Daikin introduces new energy-saving free cooling for R-32 chiller series

Date: 10 January 2019
Daikin introduces new energy-saving free cooling for R-32 chiller series
Following the launch of its next generation R-32 multi-scroll chiller series earlier this year, Daikin has announced further enhancements with the introduction of innovative free cooling migration options for its EWAT-B range with modular V layout.

Achieving substantial energy savings, the new free cooling capability can deliver between 25% to 75% of cooling demand, depending on the option chosen, with an improvement in seasonal efficiency of up to 97%.

Unique to the chillers market, R-32 is also the only refrigerant able to allow the migration to free cooling without the need for additional pumps or other add-on devices and does not require the addition of glycol, unlike standard water free cooling technologies, where its use is mandatory.
Bluevolution air-cooled chillers are the first to use the environmentally friendly refrigerant R-32, with a Global Warming Potential (GWP) of just one third that of the commonly used R-410A alternative. Together with the higher energy efficiency offered, the new chiller series is fully customizable, minimising running costs through advanced connectivity and system optimisation.
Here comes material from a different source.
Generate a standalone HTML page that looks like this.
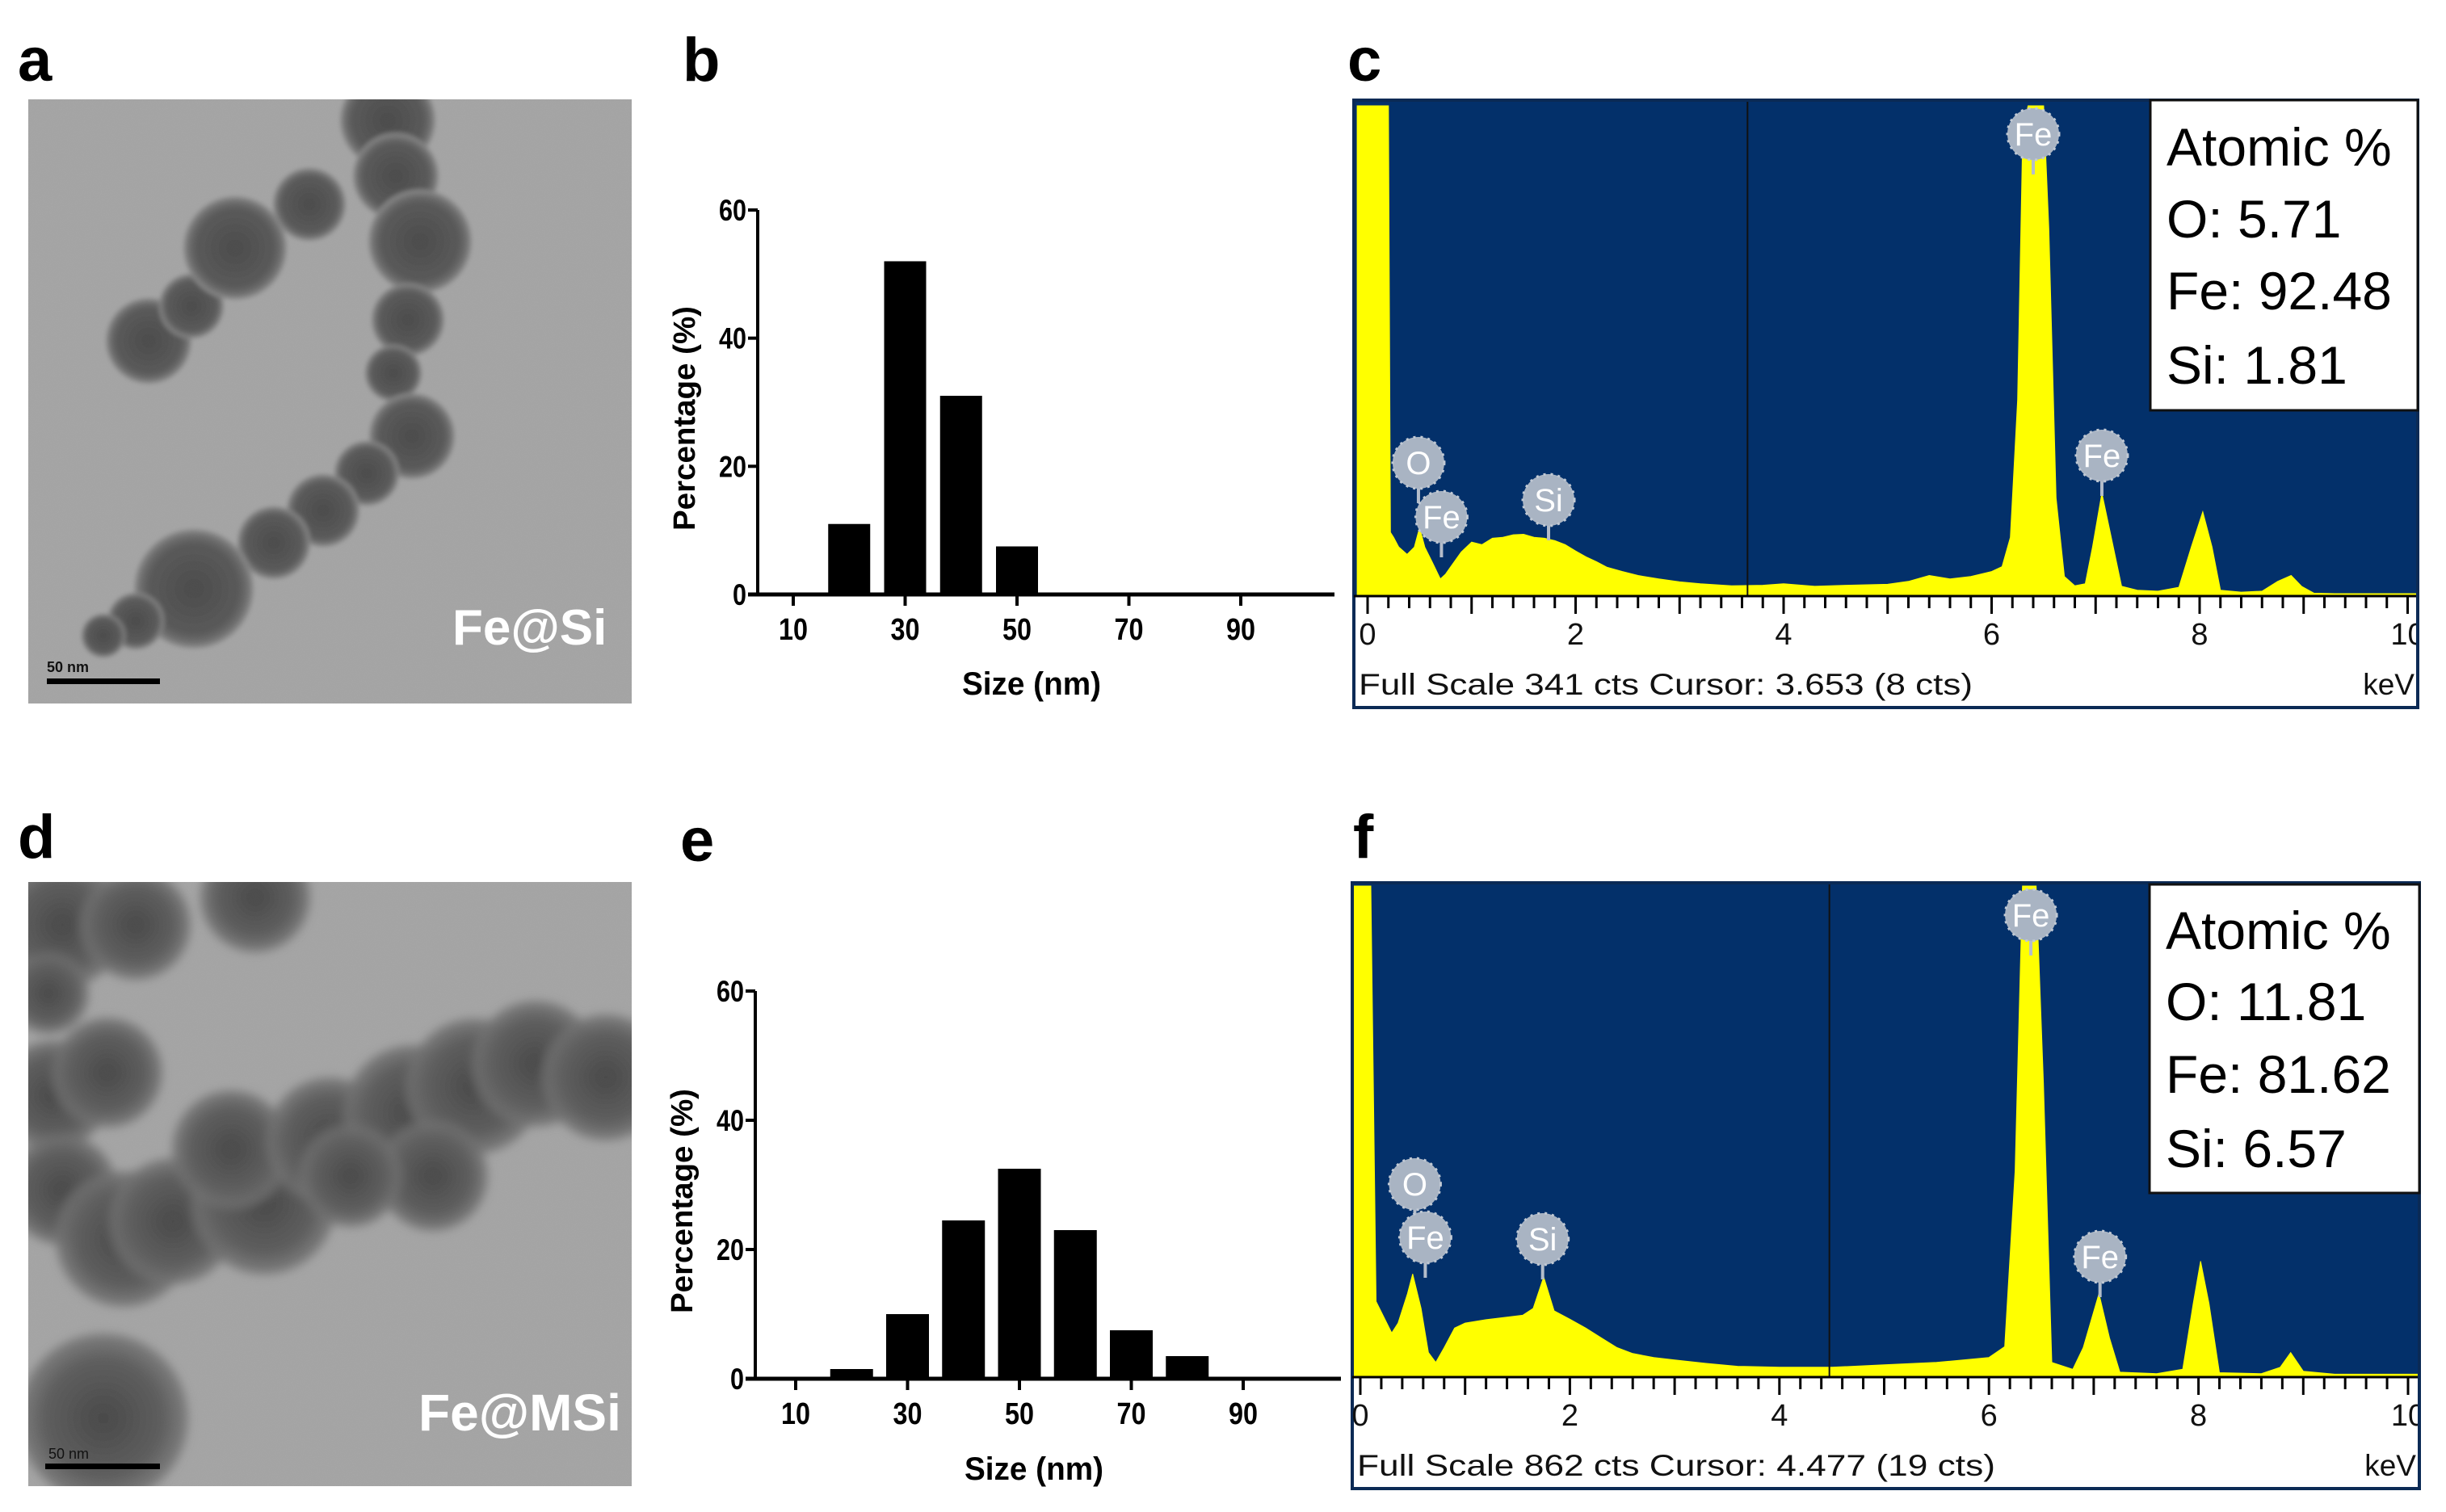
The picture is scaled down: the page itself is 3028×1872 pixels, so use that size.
<!DOCTYPE html>
<html><head><meta charset="utf-8">
<style>
html,body{margin:0;padding:0;background:#fff;}
body{width:3028px;height:1872px;overflow:hidden;position:relative;font-family:"Liberation Sans",sans-serif;}
svg{position:absolute;left:0;top:0;}
</style></head>
<body>
<svg id="fig" width="3028" height="1872" viewBox="0 0 3028 1872" xmlns="http://www.w3.org/2000/svg">
<defs>
<filter id="grain" x="0" y="0" width="100%" height="100%">
<feTurbulence type="fractalNoise" baseFrequency="0.9" numOctaves="2" seed="3" result="n"/>
<feColorMatrix in="n" type="matrix" values="0 0 0 0 0.5  0 0 0 0 0.5  0 0 0 0 0.5  0 0 0 0.35 0" result="g"/>
<feComposite in="g" in2="SourceGraphic" operator="atop"/>
</filter>
<filter id="blur6"><feGaussianBlur stdDeviation="3"/></filter>
<filter id="blur10"><feGaussianBlur stdDeviation="6"/></filter>
<radialGradient id="pA"><stop offset="0" stop-color="#202020"/><stop offset="0.75" stop-color="#343434"/><stop offset="0.9" stop-color="#555"/><stop offset="1" stop-color="#888"/></radialGradient>
<radialGradient id="pD"><stop offset="0" stop-color="#1c1c1c"/><stop offset="0.7" stop-color="#3c3c3c"/><stop offset="1" stop-color="#5e5e5e" stop-opacity="0.8"/></radialGradient>
<clipPath id="clipA"><rect x="35" y="123" width="747" height="748"/></clipPath>
<clipPath id="clipD"><rect x="35" y="1092" width="747" height="748"/></clipPath>
<clipPath id="clipC"><rect x="1678" y="126" width="1313" height="612"/></clipPath>
<clipPath id="clipF"><rect x="1676" y="1095" width="1317" height="610"/></clipPath>
<clipPath id="clipCfull"><rect x="1676" y="124" width="1315" height="752"/></clipPath>
<clipPath id="clipFfull"><rect x="1674" y="1093" width="1319" height="750"/></clipPath>
</defs>

<g font-family="Liberation Sans, sans-serif" font-weight="bold" font-size="76" fill="#000">
<text x="22" y="100">a</text>
<text x="845" y="100">b</text>
<text x="1668" y="100">c</text>
<text x="22" y="1062">d</text>
<text x="842" y="1066">e</text>
<text x="1675" y="1062">f</text>
</g>

<g>
<g clip-path="url(#clipA)">
<rect x="35" y="123" width="747" height="748" fill="#a8a8a8"/>
<g id="partsA" filter="url(#blur6)"></g>
<rect x="35" y="123" width="747" height="748" fill="#999" filter="url(#grain)" opacity="0.35"/>
</g>
<text x="560" y="798" font-size="62" font-weight="bold" fill="#fff">Fe@Si</text>
<rect x="58" y="840" width="140" height="7" fill="#000"/>
<text x="58" y="832" font-size="18" font-weight="bold" fill="#111">50 nm</text>
</g>

<g>
<g clip-path="url(#clipD)">
<rect x="35" y="1092" width="747" height="748" fill="#a8a8a8"/>
<g id="partsD" filter="url(#blur10)"></g>
<rect x="35" y="1092" width="747" height="748" fill="#999" filter="url(#grain)" opacity="0.35"/>
</g>
<text x="518" y="1771" font-size="64" font-weight="bold" fill="#fff">Fe@MSi</text>
<rect x="56" y="1812" width="142" height="7" fill="#000"/>
<text x="60" y="1806" font-size="18" fill="#111">50 nm</text>
</g>

<g id="histB"></g>
<g id="histE"></g>
<g id="edsC"></g>
<g id="edsF"></g>
</svg>

<script>
// ---------- histogram data ----------
const sizeCats = [10, 20, 30, 40, 50, 60, 70, 80, 90];
const xTickLabels = [10, 30, 50, 70, 90];
const yTickLabels = [0, 20, 40, 60];
const histBCats = [20, 30, 40, 50];
const histBVals = [11, 52, 31, 7.5];
const histECats = [20, 30, 40, 50, 60, 70, 80];
const histEVals = [1.5, 10, 24.5, 32.5, 23, 7.5, 3.5];

// ---------- EDS data (energy keV, intensity fraction of full scale) ----------
const edsCEnergy = [-0.1,-0.05,0.2,0.22,0.25,0.3,0.38,0.45,0.5,0.55,0.62,0.7,0.75,0.8,0.9,1.0,1.1,1.2,1.3,1.4,1.5,1.6,1.7,1.8,1.9,2.0,2.1,2.2,2.3,2.45,2.6,2.8,3.0,3.2,3.5,3.8,4.0,4.3,4.6,5.0,5.2,5.4,5.6,5.8,6.0,6.1,6.18,6.25,6.3,6.35,6.5,6.55,6.62,6.7,6.8,6.9,6.97,7.06,7.15,7.25,7.4,7.6,7.8,7.92,8.03,8.12,8.2,8.4,8.6,8.75,8.88,8.98,9.1,9.3,9.6,10.1];
const edsCVals =   [1.0,1.0,1.0,0.13,0.12,0.10,0.085,0.10,0.14,0.10,0.07,0.035,0.045,0.06,0.09,0.11,0.105,0.118,0.12,0.125,0.126,0.12,0.118,0.113,0.105,0.092,0.08,0.07,0.059,0.05,0.042,0.035,0.029,0.025,0.021,0.022,0.025,0.02,0.022,0.024,0.03,0.042,0.035,0.04,0.05,0.06,0.12,0.4,0.95,1.0,1.0,0.75,0.2,0.04,0.021,0.025,0.1,0.21,0.12,0.02,0.012,0.01,0.018,0.1,0.172,0.1,0.012,0.008,0.01,0.03,0.042,0.02,0.006,0.005,0.005,0.005];
const edsFEnergy = [-0.1,-0.05,0.1,0.15,0.3,0.36,0.45,0.5,0.58,0.65,0.72,0.8,0.9,1.0,1.2,1.4,1.55,1.65,1.75,1.85,2.0,2.15,2.3,2.45,2.6,2.8,3.0,3.3,3.6,4.0,4.5,5.0,5.5,6.0,6.15,6.25,6.32,6.45,6.52,6.6,6.8,6.9,7.05,7.15,7.25,7.6,7.85,7.95,8.02,8.1,8.2,8.6,8.78,8.88,9.0,9.3,10.1];
const edsFVals =   [1.0,1.0,1.0,0.154,0.09,0.11,0.17,0.21,0.14,0.05,0.03,0.06,0.1,0.11,0.117,0.122,0.126,0.14,0.204,0.135,0.118,0.1,0.08,0.06,0.048,0.04,0.035,0.028,0.022,0.02,0.02,0.025,0.03,0.04,0.062,0.42,1.0,1.0,0.6,0.03,0.016,0.06,0.17,0.08,0.01,0.007,0.016,0.15,0.236,0.15,0.009,0.007,0.02,0.05,0.012,0.006,0.006];
const xKevLabels = [0, 2, 4, 6, 8, 10];
const edsCPeakNames = ["O", "Fe", "Si", "Fe", "Fe"];
const edsCPeakKev = [0.52, 0.71, 1.74, 6.40, 7.06];
const edsFPeakNames = ["O", "Fe", "Si", "Fe", "Fe"];
const edsFPeakKev = [0.52, 0.62, 1.74, 6.40, 7.06];
const atomicC = ["Atomic %", "O: 5.71", "Fe: 92.48", "Si: 1.81"];
const atomicF = ["Atomic %", "O: 11.81", "Fe: 81.62", "Si: 6.57"];

const NS = "http://www.w3.org/2000/svg";
function mk(tag, attrs, parent) {
  const e = document.createElementNS(NS, tag);
  for (const k in attrs) e.setAttribute(k, attrs[k]);
  if (parent) parent.appendChild(e);
  return e;
}

const partsA = [[184,422,47],[237,379,34],[291,307,58],[383,253,39],[480,149,53],[490,218,47],[520,299,58],[505,396,39],[487,462,29],[510,540,47],[454,586,34],[400,632,39],[339,672,39],[240,729,68],[168,769,29],[128,787,21]];
const gA = document.getElementById('partsA');
partsA.forEach(p => {
  const c = mk('circle', {cx:p[0], cy:p[1], r:p[2]+6, fill:'url(#pA)'}, gA);
  
  
});
const partsD = [[77,1145,68],[168,1145,58],[316,1111,58],[66,1356,58],[133,1328,58],[77,1473,58],[153,1534,74],[214,1512,68],[327,1489,79],[286,1423,63],[408,1412,68],[510,1378,74],[587,1345,74],[663,1317,68],[750,1334,68],[536,1456,58],[434,1456,53],[128,1756,95],[60,1230,40]];
const gD = document.getElementById('partsD');
partsD.forEach(p => {
  const c = mk('circle', {cx:p[0], cy:p[1], r:p[2]+10, fill:'url(#pD)'}, gD);
  
  
});

function histogram(g, cfg, cats, vals) {
  const xS = v => cfg.x10 + (v - 10) * (cfg.x90 - cfg.x10) / 80;
  const yS = v => cfg.y0 - v * (cfg.y0 - cfg.y60) / 60;
  cats.forEach((c, i) => {
    const r = mk('rect', {x: xS(c) - cfg.bw/2, y: yS(vals[i]), width: cfg.bw, height: yS(0) - yS(vals[i]), fill:'#000'}, g);
    
    
  });
  const ya = mk('line', {x1: cfg.ax, y1: yS(60), x2: cfg.ax, y2: yS(0) + 2, stroke:'#000', 'stroke-width':4}, g);
  
  
  const xa = mk('line', {x1: cfg.ax - 12, y1: yS(0), x2: cfg.xEnd, y2: yS(0), stroke:'#000', 'stroke-width':5}, g);
  
  
  yTickLabels.forEach(v => {
    mk('line', {x1: cfg.ax - 12, y1: yS(v), x2: cfg.ax, y2: yS(v), stroke:'#000', 'stroke-width':4}, g);
    const t = mk('text', {x: cfg.ax - 14, y: yS(v) + 13, 'text-anchor':'end', 'font-size':37, 'font-weight':'bold', textLength: String(v).length * 17, lengthAdjust:'spacingAndGlyphs'}, g);
    t.textContent = v;
    
    
  });
  xTickLabels.forEach(v => {
    mk('line', {x1: xS(v), y1: yS(0), x2: xS(v), y2: yS(0) + 14, stroke:'#000', 'stroke-width':4}, g);
    const t = mk('text', {x: xS(v), y: yS(0) + 56, 'text-anchor':'middle', 'font-size':38, 'font-weight':'bold', textLength: 36, lengthAdjust:'spacingAndGlyphs'}, g);
    t.textContent = v;
    
    
  });
  const xt = mk('text', {x: (xS(10)+xS(90))/2 + 18, y: cfg.titleY, 'text-anchor':'middle', 'font-size':40, 'font-weight':'bold', textLength: 172, lengthAdjust:'spacingAndGlyphs'}, g);
  xt.textContent = 'Size (nm)';
  
  
  const yt = mk('text', {x: 0, y: 0, 'text-anchor':'middle', 'font-size':38, 'font-weight':'bold', textLength: 278, lengthAdjust:'spacingAndGlyphs', transform: 'translate(' + cfg.ytX + ',' + ((yS(0)+yS(60))/2 + 20) + ') rotate(-90)'}, g);
  yt.textContent = 'Percentage (%)';
  
  
}
histogram(document.getElementById('histB'), {x10:982, x90:1536, y0:736, y60:260, ax:938, xEnd:1652, bw:52, titleY:860, ytX:860}, histBCats, histBVals);
histogram(document.getElementById('histE'), {x10:985, x90:1539, y0:1707, y60:1227, ax:935, xEnd:1660, bw:53, titleY:1832, ytX:857}, histECats, histEVals);

function eds(g, cfg, en, vals, pkNames, pkKev, atomic, footer) {
  const xS = k => cfg.x0 + k * cfg.kpx;
  const yS = v => cfg.base - v * (cfg.base - cfg.top);
  const fr = mk('rect', {x: cfg.L, y: cfg.T, width: cfg.R - cfg.L, height: cfg.B - cfg.T, fill:'#fff', stroke:'#0b2a55', 'stroke-width':4}, g);
  
  
  const bg = mk('rect', {x: cfg.L + 2, y: cfg.T + 2, width: cfg.R - cfg.L - 4, height: cfg.base - cfg.T - 2, fill:'#03306a'}, g);
  
  
  const clipG = mk('g', {'clip-path': 'url(#' + cfg.clip + ')'}, g);
  let d = 'M' + xS(en[0]) + ',' + yS(0);
  en.forEach((k, i) => { d += ' L' + xS(k).toFixed(1) + ',' + yS(vals[i]).toFixed(1); });
  d += ' L' + xS(en[en.length-1]) + ',' + yS(0) + ' Z';
  const area = mk('path', {d: d, fill:'#ffff00', stroke:'#ffff00', 'stroke-width':1}, clipG);
  
  
  const cur = mk('line', {x1: xS(cfg.cursor), y1: cfg.T + 2, x2: xS(cfg.cursor), y2: cfg.base, stroke:'#111', 'stroke-width':2}, g);
  
  
  const fg = mk('g', {'clip-path': 'url(#' + cfg.clipFull + ')'}, g);
  mk('line', {x1: cfg.L, y1: cfg.base, x2: cfg.R, y2: cfg.base, stroke:'#000', 'stroke-width':3}, fg);
  for (let i = 0; i <= 50; i++) {
    const k = i * 0.2;
    const major = i % 5 === 0;
    mk('line', {x1: xS(k), y1: cfg.base, x2: xS(k), y2: cfg.base + (major ? 22 : 15), stroke:'#000', 'stroke-width':3}, fg);
  }
  xKevLabels.forEach(v => {
    const t = mk('text', {x: xS(v), y: cfg.base + 60, 'text-anchor':'middle', 'font-size':38, fill:'#111'}, fg);
    t.textContent = v;
    
    
  });
  const ft = mk('text', {x: cfg.L + 6, y: cfg.B - 16, 'font-size':37, fill:'#111', textLength: cfg.footW, lengthAdjust:'spacingAndGlyphs'}, g);
  ft.textContent = footer;
  
  
  const kv = mk('text', {x: cfg.R - 4, y: cfg.B - 16, 'text-anchor':'end', 'font-size':37, fill:'#111'}, g);
  kv.textContent = 'keV';
  
  
  pkKev.forEach((k, i) => {
    const cx = xS(k) + cfg.pkDx[i], cy = cfg.pkY[i];
    const lg = mk('g', {}, g);
    
    
    mk('line', {x1: cx, y1: cy + 30, x2: cx, y2: cy + 50, stroke:'#b4bdca', 'stroke-width':4}, lg);
    mk('circle', {cx: cx, cy: cy, r: 32, fill:'#a9b4c3', stroke:'#c1c9d4', 'stroke-width':3, 'stroke-dasharray':'3 6'}, lg);
    const t = mk('text', {x: cx, y: cy + 14, 'text-anchor':'middle', 'font-size':40, fill:'#fff'}, lg);
    t.textContent = pkNames[i];
  });
  const lg = mk('g', {}, g);
  
  
  mk('rect', {x: cfg.legX, y: cfg.legY, width: cfg.R - cfg.legX, height: cfg.legH, fill:'#fff', stroke:'#111', 'stroke-width':3}, lg);
  atomic.forEach((s, i) => {
    const t = mk('text', {x: cfg.legX + 20, y: cfg.legBase[i], 'font-size':66, fill:'#000'}, lg);
    t.textContent = s;
    
    
  });
}
eds(document.getElementById('edsC'), {L:1676, T:124, R:2993, B:876, base:738, top:131, x0:1693, kpx:128.75, cursor:3.653, clip:'clipC', clipFull:'clipCfull',
  pkDx:[-4,0,0,0,0], pkY:[573,640,619,166,564], legX:2662, legY:124, legH:384, legBase:[205,294,383,475], footW:760},
  edsCEnergy, edsCVals, edsCPeakNames, edsCPeakKev, atomicC, 'Full Scale 341 cts Cursor: 3.653  (8 cts)');
eds(document.getElementById('edsF'), {L:1674, T:1093, R:2995, B:1843, base:1705, top:1097, x0:1684, kpx:129.7, cursor:4.477, clip:'clipF', clipFull:'clipFfull',
  pkDx:[0,0,0,0,0], pkY:[1466,1532,1534,1133,1556], legX:2661, legY:1095, legH:382, legBase:[1175,1263,1353,1445], footW:790},
  edsFEnergy, edsFVals, edsFPeakNames, edsFPeakKev, atomicF, 'Full Scale 862 cts Cursor: 4.477  (19 cts)');
</script>
</body></html>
Another world first, Daikin free cooling enables building systems to switch from mechanical cooling and take advantage of prevailing outdoor temperatures to meet cooling demands for air or water naturally, significantly reducing power consumption.
Migration-free cooling, or the free circulation of refrigerant within the unit’s circuit, is achieved through the difference in ambient temperature and the leaving water temperature of the evaporator. As the temperature and pressure in the evaporator increases, the refrigerant gas is propelled to the coil, where it condenses and returns to the evaporator, maintaining a constant flow.
The new refrigerant migration system is available in two options, with specification depending on the height and temperature differential of the refrigerant between the condenser and evaporator, which affect the effectiveness of the process.

Free Cooling – Light
Free Cooling – Full
Both the Light and Full options allow natural migration from the evaporator to condenser, by-passing the mechanically-driven compressors and expansion valve. The advanced heat exchanger design eliminates the need for additional devices without affecting water pressure drops.

Connection and installation remains standard with the Light option, which can deliver up to 25% of nominal cooling capacity for the unit. Foot print is not affected and as an added advantage there is no legal requirement to add glycol.

The full refrigerant migration system operates on the same principles with all the benefits of the Light version but incorporates an additional flood evaporator per circuit. This works in parallel to the standard heat exchanger, improving performance by enhancing the height and reducing the approach between water and the refrigerant. The full migration refrigerant system is also available with hydronic connection to the plant.

As with the Light option, no additional devices are required, however, a slightly modified layout is required to accommodate additional plant connections - four connections for a single unit and six for twin circuit units. The cooling capacity of the Full system is extended to provide up to 75% of the standard unit’s nominal cooling capacity, making it an economical solution for cooling in larger buildings.
The latest in a series of innovations from Daikin’s development team, designed to deliver environmentally-friendly, class leading solutions to improve lifetime building energy performance, the new natural migration Free Cooling delivers 19% more efficiency than other models available.

With the new European Buildings Performance Directive (EPBD) set to come into law by the end of this year, free cooling can future-proof buildings and help to meet the requirements set by the EPBD for nearly Zero Energy Buildings (nZEB) by the end of 2020 (2018 for public buildings).
Launched in November 2018, the new Free Cooling systems are now available, with delivery scheduled for early 2019.